Problem requirements>
Extract and list every line that contains the word "this".

Exercise data>
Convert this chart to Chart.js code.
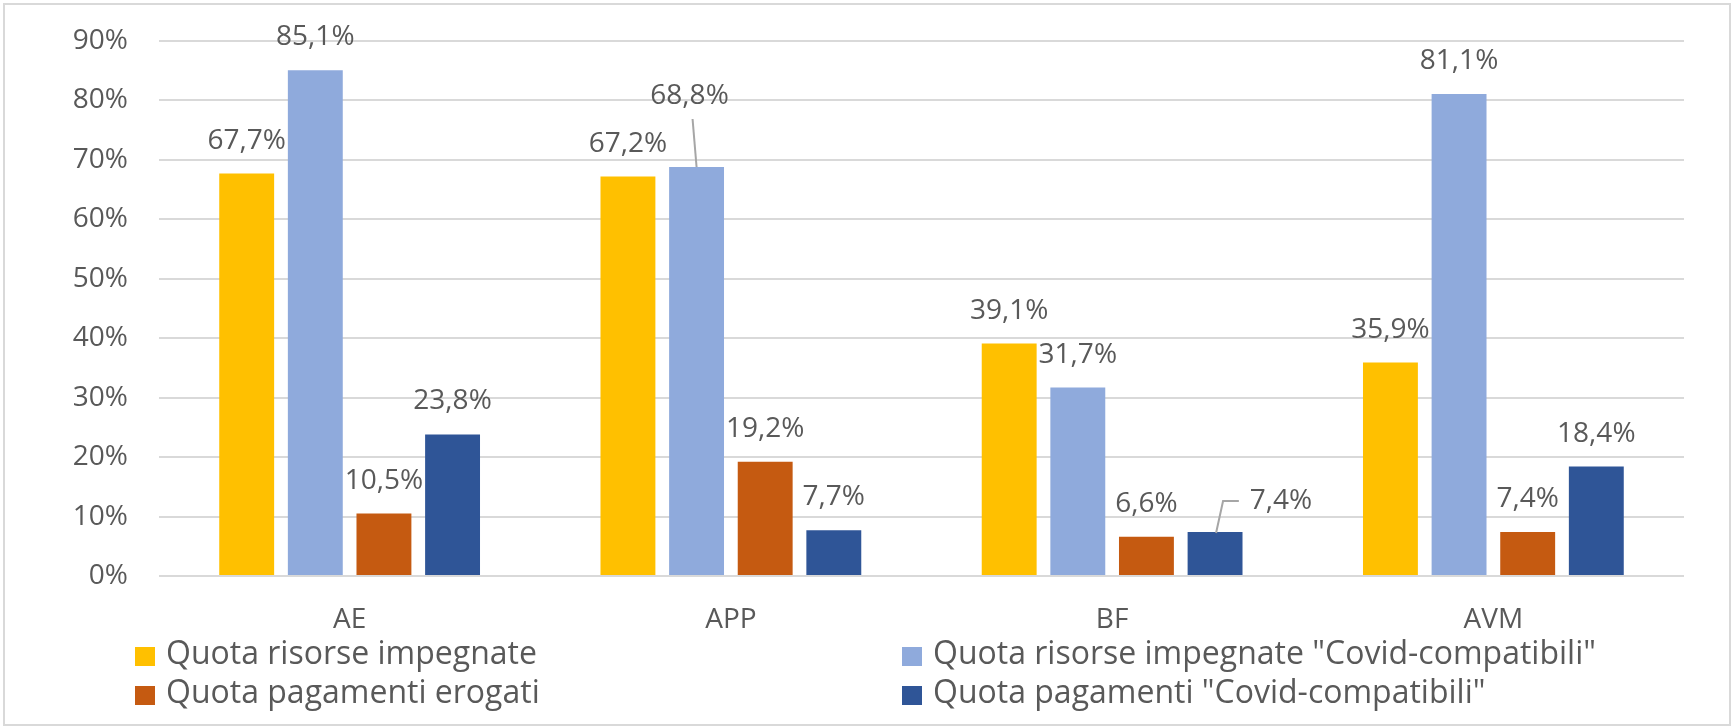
<!DOCTYPE html>
<html>
<head>
<meta charset="utf-8">
<script src="https://cdn.jsdelivr.net/npm/chart.js@4.4.1/dist/chart.umd.min.js"></script>
<style>
    html, body { margin: 0; padding: 0; background: #fff; }
    #wrap { position: relative; width: 1733px; height: 728px; }
    #frame { position: absolute; left: 3px; top: 3px; width: 1728px; height: 723px; border: 2px solid #d9d9d9; box-sizing: border-box; }
    canvas { position: absolute; left: 0; top: 0; }
</style>
</head>
<body>
<div id="wrap">
    <div id="frame"></div>
    <canvas id="chart" width="1733" height="728"></canvas>
</div>
<script>
// Categories and series (percent values)
const categories = ['AE', 'APP', 'BF', 'AVM'];
const seriesNames = [
    'Quota risorse impegnate',
    'Quota risorse impegnate "Covid-compatibili"',
    'Quota pagamenti erogati',
    'Quota pagamenti "Covid-compatibili"'
];
const risorseImpegnate = [67.7, 67.2, 39.1, 35.9];
const risorseCovid = [85.1, 68.8, 31.7, 81.1];
const pagamentiErogati = [10.5, 19.2, 6.6, 7.4];
const pagamentiCovid = [23.8, 7.7, 7.4, 18.4];
const yTicks = [0, 10, 20, 30, 40, 50, 60, 70, 80, 90];

const colors = ['#FFC000', '#8FAADC', '#C55A11', '#2F5597'];
const textColor = '#595959';
const fontFamily = "'Open Sans', sans-serif";

// Label placement tweaks (pixels, relative to the bar) for the two moved labels
const labelTweaks = {
    '1-1': { dx: -7, dy: -38, leader: 'down' },
    '3-2': { dx: 66, dy: 2, leader: 'elbow' }
};

// Data labels drawn above every bar
const dataLabelPlugin = {
    id: 'dataLabels',
    afterDatasetsDraw(chart) {
        const ctx = chart.ctx;
        ctx.save();
        ctx.font = '28px ' + fontFamily;
        ctx.fillStyle = textColor;
        ctx.textAlign = 'center';
        ctx.textBaseline = 'middle';
        chart.data.datasets.forEach((ds, di) => {
            chart.getDatasetMeta(di).data.forEach((bar, i) => {
                let text = ds.data[i].toFixed(1).replace('.', ',') + '%';
                let t = labelTweaks[di + '-' + i] || { dx: 0, dy: 0 };
                let x = bar.x + t.dx;
                let y = bar.y - 33 + t.dy;
                ctx.fillText(text, x, y);
                if (t.leader) {
                    ctx.strokeStyle = '#a6a6a6';
                    ctx.lineWidth = 2;
                    ctx.beginPath();
                    if (t.leader === 'down') {
                        ctx.moveTo(bar.x - 4, y + 23);
                        ctx.lineTo(bar.x, bar.y);
                    } else {
                        let w = ctx.measureText(text).width;
                        ctx.moveTo(bar.x + 1, bar.y + 1);
                        ctx.lineTo(bar.x + 8, y);
                        ctx.lineTo(x - w / 2 - 11, y);
                    }
                    ctx.stroke();
                }
            });
        });
        ctx.restore();
    }
};

// Two-column legend under the axis
const legendPlugin = {
    id: 'twoColLegend',
    afterDraw(chart) {
        const ctx = chart.ctx;
        const cols = [135, 902];
        const rows = [656, 695];
        ctx.save();
        ctx.font = '32px ' + fontFamily;
        ctx.textBaseline = 'middle';
        ctx.textAlign = 'left';
        chart.data.datasets.forEach((ds, i) => {
            let cx = cols[i % 2];
            let cy = rows[Math.floor(i / 2)];
            ctx.fillStyle = ds.backgroundColor;
            ctx.fillRect(cx, cy - 9, 20, 19);
            ctx.fillStyle = textColor;
            ctx.fillText(ds.label, cx + 31, cy - 1);
        });
        ctx.restore();
    }
};

function draw() {
    const allSeries = [risorseImpegnate, risorseCovid, pagamentiErogati, pagamentiCovid];
    new Chart(document.getElementById('chart').getContext('2d'), {
        type: 'bar',
        data: {
            labels: categories,
            datasets: allSeries.map((d, i) => ({
                label: seriesNames[i],
                data: d,
                backgroundColor: colors[i],
                borderWidth: 0,
                categoryPercentage: 0.72,
                barPercentage: 0.8
            }))
        },
        options: {
            responsive: false,
            animation: false,
            devicePixelRatio: 1,
            layout: { padding: { left: 0, top: 41, right: 49, bottom: 0 } },
            plugins: {
                legend: { display: false },
                tooltip: { enabled: false }
            },
            scales: {
                y: {
                    min: 0,
                    max: 90,
                    afterFit: (scale) => {
                        scale.width = 159;
                        scale.paddingTop = 0;
                        scale.paddingBottom = 0;
                    },
                    afterBuildTicks: (scale) => { scale.ticks = yTicks.map(v => ({ value: v })); },
                    grid: { color: '#d9d9d9', lineWidth: 2, drawTicks: false },
                    border: { display: false },
                    ticks: {
                        padding: 31,
                        color: textColor,
                        font: { size: 28, family: fontFamily },
                        callback: (v) => v + '%'
                    }
                },
                x: {
                    afterFit: (scale) => {
                        scale.height = 152;
                        scale.paddingLeft = 0;
                        scale.paddingRight = 0;
                    },
                    grid: { display: false, drawTicks: false },
                    border: { display: false },
                    ticks: {
                        padding: 27,
                        color: textColor,
                        font: { size: 28, family: fontFamily }
                    }
                }
            }
        },
        plugins: [dataLabelPlugin, legendPlugin]
    });
}

document.fonts.load('28px "Open Sans"').then(draw, draw);
</script>
</body>
</html>
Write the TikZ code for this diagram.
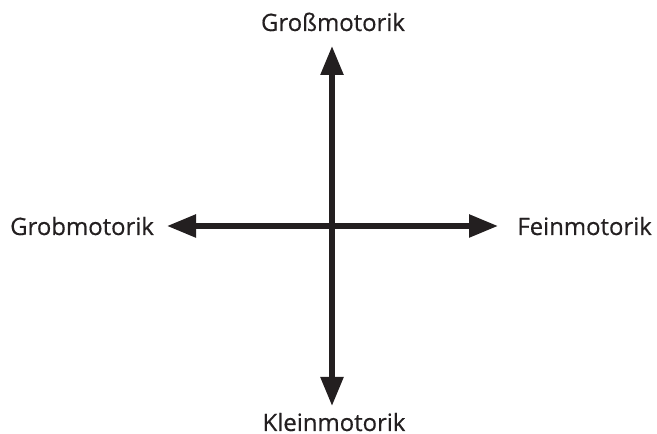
\documentclass[tikz,border=0pt]{standalone}
\usepackage{fontspec}
\setmainfont{Open Sans}
\newfontfamily\lblfont{Open Sans}[FakeBold=0.5]
\usetikzlibrary{arrows.meta}
\definecolor{ink}{HTML}{231F20}
\begin{document}
\begin{tikzpicture}[x=1bp,y=1bp,
  axis/.style={draw=ink,line width=5.5bp,
    arrows={Triangle[length=29bp,width=22bp]-Triangle[length=29bp,width=22bp]}},
  lbl/.style={inner sep=0pt,text=ink,font=\lblfont\fontsize{24}{28}\selectfont}]
  \useasboundingbox (0,0) rectangle (657,434);
  % axis end points
  \coordinate (top) at (332,388);
  \coordinate (bot) at (332,28);
  \coordinate (lft) at (167,208);
  \coordinate (rgt) at (498,208);
  \draw[axis] (bot) -- (top);
  \draw[axis] (lft) -- (rgt);
  % labels
  \node[lbl,anchor=base] (gross) at (333,403) {Großmotorik};
  \node[lbl,anchor=base] (klein) at (334,3) {Kleinmotorik};
  \node[lbl,anchor=base west] (grob) at (10,199) {Grobmotorik};
  \node[lbl,anchor=base east] (fein) at (652,199) {Feinmotorik};
\end{tikzpicture}
\end{document}
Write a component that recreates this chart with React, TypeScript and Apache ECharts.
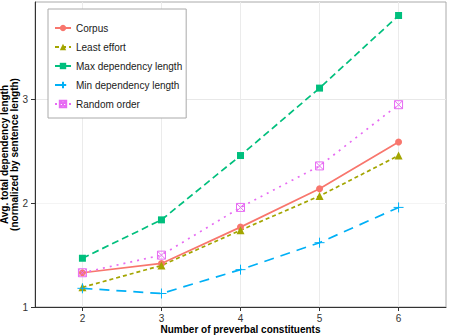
import React, { useEffect, useRef } from "react";
import * as echarts from "echarts";

const constituents = [2, 3, 4, 5, 6];
const corpus = [1.33, 1.42, 1.77, 2.14, 2.59];
const leastEffort = [1.19, 1.4, 1.74, 2.07, 2.46];
const maxDependency = [1.47, 1.84, 2.46, 3.11, 3.81];
const minDependency = [1.18, 1.13, 1.36, 1.62, 1.96];
const randomOrder = [1.33, 1.5, 1.96, 2.36, 2.95];
const yTickValues = [1, 2, 3];
const xTickValues = [2, 3, 4, 5, 6];

const FONT = "'Liberation Sans', Arial, Helvetica, sans-serif";

const pair = (ys: number[]) => constituents.map((x, i) => [x, ys[i]]);

export default function App() {
  const ref = useRef<HTMLDivElement>(null);
  useEffect(() => {
    if (!ref.current) return;
    const chart = echarts.init(ref.current, undefined, { renderer: "svg" });
    const plusPath = "path://M5,0L5,10M0,5L10,5";
    const boxXPath = "path://M0,0L10,0L10,10L0,10Z M0,0L10,10 M10,0L0,10";
    chart.setOption({
      animation: false,
      backgroundColor: "#fff",
      textStyle: { fontFamily: FONT },
      grid: {
        left: 35,
        right: 4,
        top: 2,
        bottom: 28,
        containLabel: false,
        outerBoundsMode: "none",
        show: true,
        borderColor: "#aaaaaa",
        borderWidth: 1,
        backgroundColor: "#fff",
      },
      legend: {
        orient: "vertical",
        left: 48,
        top: 9,
        backgroundColor: "#fff",
        borderColor: "#aaaaaa",
        borderWidth: 1,
        borderRadius: 0,
        padding: [14, 4, 9, 6],
        itemWidth: 16,
        itemHeight: 8,
        itemGap: 9,
        textStyle: { fontSize: 10, color: "#1a1a1a", fontFamily: FONT },
        data: [
          "Corpus",
          "Least effort",
          "Max dependency length",
          "Min dependency length",
          "Random order",
        ],
      },
      xAxis: {
        type: "value",
        min: 1.4,
        max: 6.6,
        minInterval: 1,
        maxInterval: 1,
        name: "Number of preverbal constituents",
        nameLocation: "middle",
        nameGap: 17,
        nameMoveOverlap: false,
        nameTextStyle: { fontWeight: "bold", fontSize: 10, color: "#000", fontFamily: FONT },
        axisLine: { show: true, onZero: false, lineStyle: { color: "#333", width: 1 } },
        axisTick: { show: true, customValues: xTickValues, length: 4, lineStyle: { color: "#333" } },
        axisLabel: {
          customValues: xTickValues,
          fontSize: 10,
          color: "#333",
          margin: 6,
          fontFamily: FONT,
        },
        splitLine: { show: true, lineStyle: { color: "#ebebeb", width: 1 } },
      },
      yAxis: {
        type: "value",
        min: 1,
        max: 3.94,
        minInterval: 0.5,
        maxInterval: 0.5,
        name: "Avg. total dependency length\n(normalized by sentence length)",
        nameLocation: "middle",
        nameGap: 16,
        nameMoveOverlap: false,
        nameTextStyle: {
          fontWeight: "bold",
          fontSize: 10,
          lineHeight: 10,
          color: "#000",
          fontFamily: FONT,
        },
        axisLine: { show: true, onZero: false, lineStyle: { color: "#333", width: 1 } },
        axisTick: { show: true, customValues: yTickValues, length: 4, lineStyle: { color: "#333" } },
        axisLabel: {
          customValues: yTickValues,
          fontSize: 10,
          color: "#333",
          margin: 7,
          fontFamily: FONT,
        },
        splitLine: { show: true, lineStyle: { color: ["#e8e8e8", "#f4f4f4"], width: 1 } },
      },
      series: [
        {
          name: "Corpus",
          type: "line",
          data: pair(corpus),
          symbol: "circle",
          symbolSize: 7,
          itemStyle: { color: "#F8766D" },
          lineStyle: { color: "#F8766D", width: 1.7, type: "solid" },
        },
        {
          name: "Least effort",
          type: "line",
          data: pair(leastEffort),
          symbol: "triangle",
          symbolSize: 8,
          itemStyle: { color: "#A3A500" },
          lineStyle: { color: "#A3A500", width: 1.7, type: [4, 3] },
        },
        {
          name: "Max dependency length",
          type: "line",
          data: pair(maxDependency),
          symbol: "rect",
          symbolSize: 7,
          itemStyle: { color: "#00BF7D" },
          lineStyle: { color: "#00BF7D", width: 1.7, type: [7, 4] },
        },
        {
          name: "Min dependency length",
          type: "line",
          data: pair(minDependency),
          symbol: plusPath,
          symbolSize: 10,
          itemStyle: { color: "rgba(0,0,0,0)", borderColor: "#00B0F6", borderWidth: 1 },
          lineStyle: { color: "#00B0F6", width: 1.7, type: [10, 7] },
        },
        {
          name: "Random order",
          type: "line",
          data: pair(randomOrder),
          symbol: boxXPath,
          symbolSize: 8,
          itemStyle: { color: "rgba(0,0,0,0)", borderColor: "#E76BF3", borderWidth: 1 },
          lineStyle: { color: "#E76BF3", width: 1.7, type: [2, 5] },
        },
      ],
    });
    return () => chart.dispose();
  }, []);
  return (
    <div
      ref={ref}
      style={{ position: "fixed", left: 0, top: 0, width: 450, height: 335, background: "#fff" }}
    />
  );
}
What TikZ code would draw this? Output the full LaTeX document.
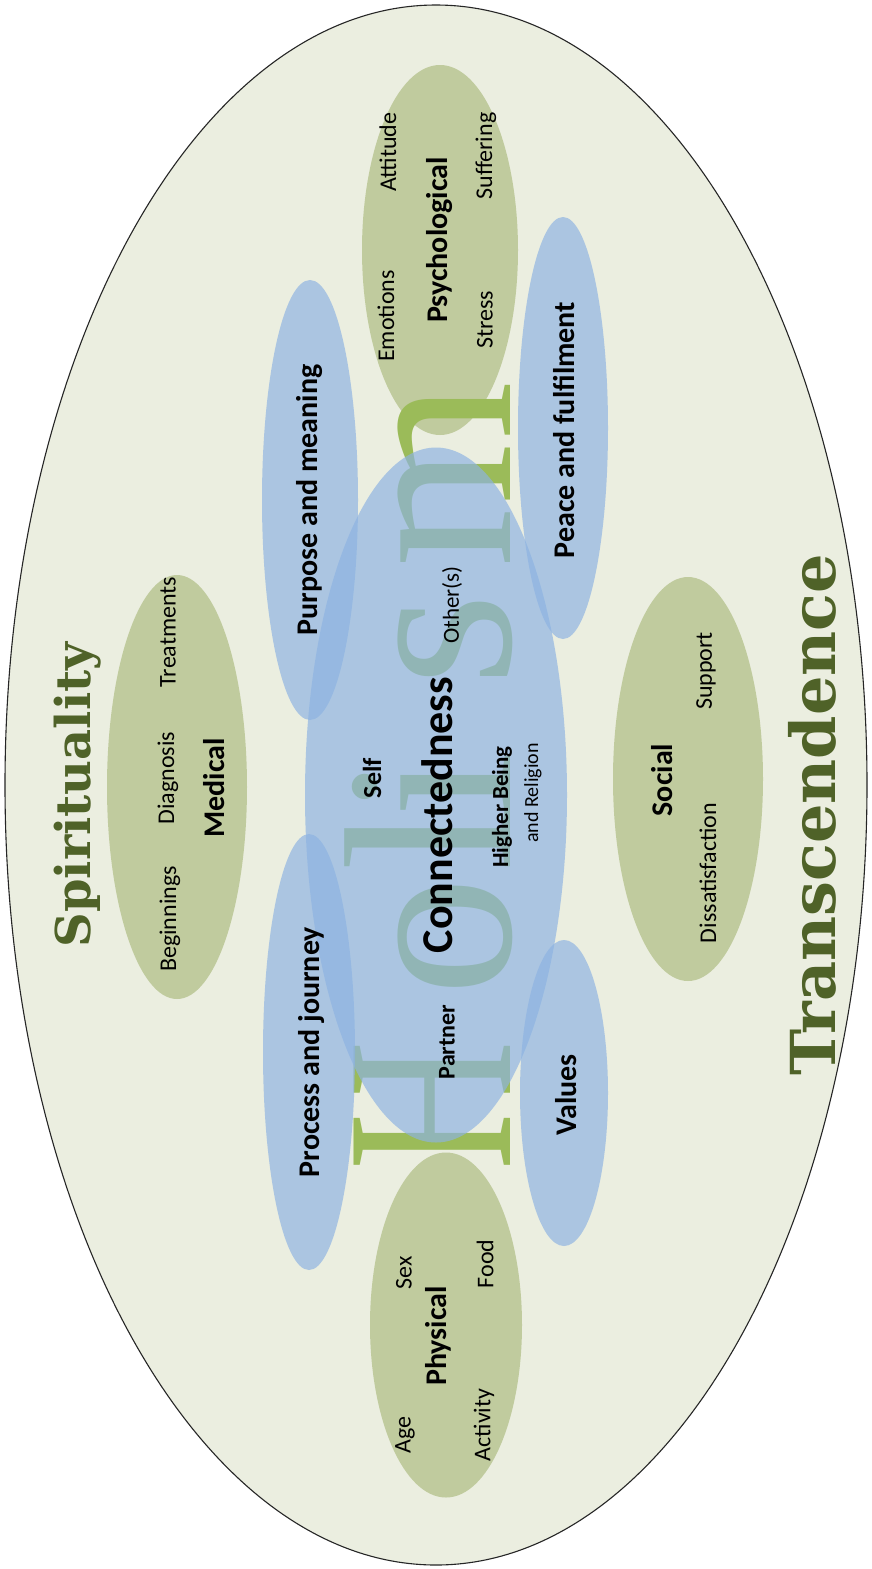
\documentclass[tikz,border=0pt]{standalone}
\usepackage{fontspec}
\setmainfont{Carlito}
\newfontfamily\slabfont{DejaVu Serif}
\newfontfamily\holfont{Liberation Serif}
\usetikzlibrary{shapes.geometric}
\definecolor{outerbg}{HTML}{EBEEE0}
\definecolor{olivefill}{HTML}{C0CB9E}
\definecolor{bluefill}{HTML}{8DB3E2}
\definecolor{holgreen}{HTML}{9BBB59}
\definecolor{titlegreen}{HTML}{4F6228}
\tikzset{
  greenell/.style={ellipse, fill=olivefill, inner sep=0pt, draw=none},
  blueell/.style={ellipse, fill=bluefill, fill opacity=0.68, inner sep=0pt, draw=none},
  lbl/.style={rotate=90, inner sep=0pt, font=\fontsize{24}{24}\selectfont},
  lblb/.style={rotate=90, inner sep=0pt, font=\bfseries\fontsize{30}{30}\selectfont},
  titletext/.style={rotate=90, inner sep=0pt, text=titlegreen},
  holletter/.style={rotate=90, inner sep=0pt, anchor=base, text=holgreen, font=\holfont\fontsize{239}{239}\selectfont},
}
\begin{document}
\begin{tikzpicture}[x=1pt,y=-1pt]
\useasboundingbox[fill=white] (0,0) rectangle (872,1569);
% outer ellipse
\node[ellipse, fill=outerbg, draw=black!85, line width=1.1pt, inner sep=0pt,
      minimum width=862pt, minimum height=1560pt] (outer) at (436,785) {};
% green ellipses
\node[greenell, minimum width=140pt, minimum height=424pt] (medical) at (177,787) {};
\node[greenell, minimum width=156pt, minimum height=370pt] (psych) at (440,250) {};
\node[greenell, minimum width=152pt, minimum height=345pt] (physical) at (446,1325) {};
\node[greenell, minimum width=150pt, minimum height=404pt] (social) at (688,779) {};
% Holism
\node[holletter] (hH) at (510,1106) {\scalebox{0.75}[1]{H}};
\node[holletter] (hO) at (510,937) {o};
\node[holletter] (hL) at (510,838) {l};
\node[holletter] (hI) at (510,785) {i};
\node[holletter] (hS) at (510,640) {s};
\node[holletter] (hM) at (510,475) {m};
% blue ellipses
\node[blueell, minimum width=96pt, minimum height=440pt] (purpose) at (310,500) {};
\node[blueell, minimum width=92pt, minimum height=436pt] (process) at (309,1052) {};
\node[blueell, minimum width=262pt, minimum height=695pt] (central) at (436,795) {};
\node[blueell, minimum width=90pt, minimum height=422pt] (peace) at (563,428) {};
\node[blueell, minimum width=88pt, minimum height=306pt] (values) at (564,1093) {};
% titles
\node[titletext, font=\slabfont\bfseries\fontsize{48}{48}\selectfont] (spirit) at (78,795) {Spirituality};
\node[titletext, font=\slabfont\bfseries\fontsize{62}{62}\selectfont] (trans) at (812,815) {Transcendence};
% medical labels
\node[lbl] (beg) at (170,919) {Beginnings};
\node[lbl] (diag) at (168,778) {Diagnosis};
\node[lbl] (treat) at (168,632) {Treatments};
\node[lblb] (medt) at (214,788) {Medical};
% psychological labels
\node[lbl] (att) at (388,152) {Attitude};
\node[lbl] (suff) at (486,156) {Suffering};
\node[lbl] (emo) at (386,316) {Emotions};
\node[lblb] (psyt) at (440,240) {Psychological};
\node[lbl] (stress) at (485,320) {Stress};
% physical labels
\node[lbl] (sex) at (404,1273) {Sex};
\node[lblb] (phyt) at (438,1336) {Physical};
\node[lbl] (food) at (485,1264) {Food};
\node[lbl] (age) at (405,1435) {Age};
\node[lbl] (act) at (484,1425) {Activity};
% social labels
\node[lblb] (soct) at (662,780) {Social};
\node[lbl] (diss) at (708,873) {Dissatisfaction};
\node[lbl] (supp) at (706,671) {Support};
% blue labels
\node[lblb] (purt) at (310,500) {Purpose and meaning};
\node[lblb] (prot) at (312,1052) {Process and journey};
\node[lblb] (peat) at (564,430) {Peace and fulfilment};
\node[lblb] (valt) at (566,1095) {Values};
% connectedness
\node[rotate=90, inner sep=0pt, font=\bfseries\fontsize{44}{44}\selectfont] (conn) at (437,815) {Connectedness};
\node[rotate=90, inner sep=0pt, font=\bfseries\fontsize{26}{26}\selectfont] (self) at (372,778) {Self};
\node[rotate=90, inner sep=0pt, font=\fontsize{23}{23}\selectfont] (others) at (452,605) {Other(s)};
\node[rotate=90, inner sep=0pt, font=\bfseries\fontsize{24}{24}\selectfont] (partner) at (447,1042) {Partner};
\node[rotate=90, inner sep=0pt, font=\bfseries\fontsize{23}{23}\selectfont] (higher) at (502,807) {Higher Being};
\node[rotate=90, inner sep=0pt, font=\fontsize{20}{20}\selectfont] (relig) at (533,793) {and Religion};
\end{tikzpicture}
\end{document}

Exercise output>
Convert this chart to Chart.js code.
Write the TikZ code for this diagram.
Write a component that recreates this chart with React, TypeScript and Apache ECharts.
What TikZ code would draw this? Output the full LaTeX document.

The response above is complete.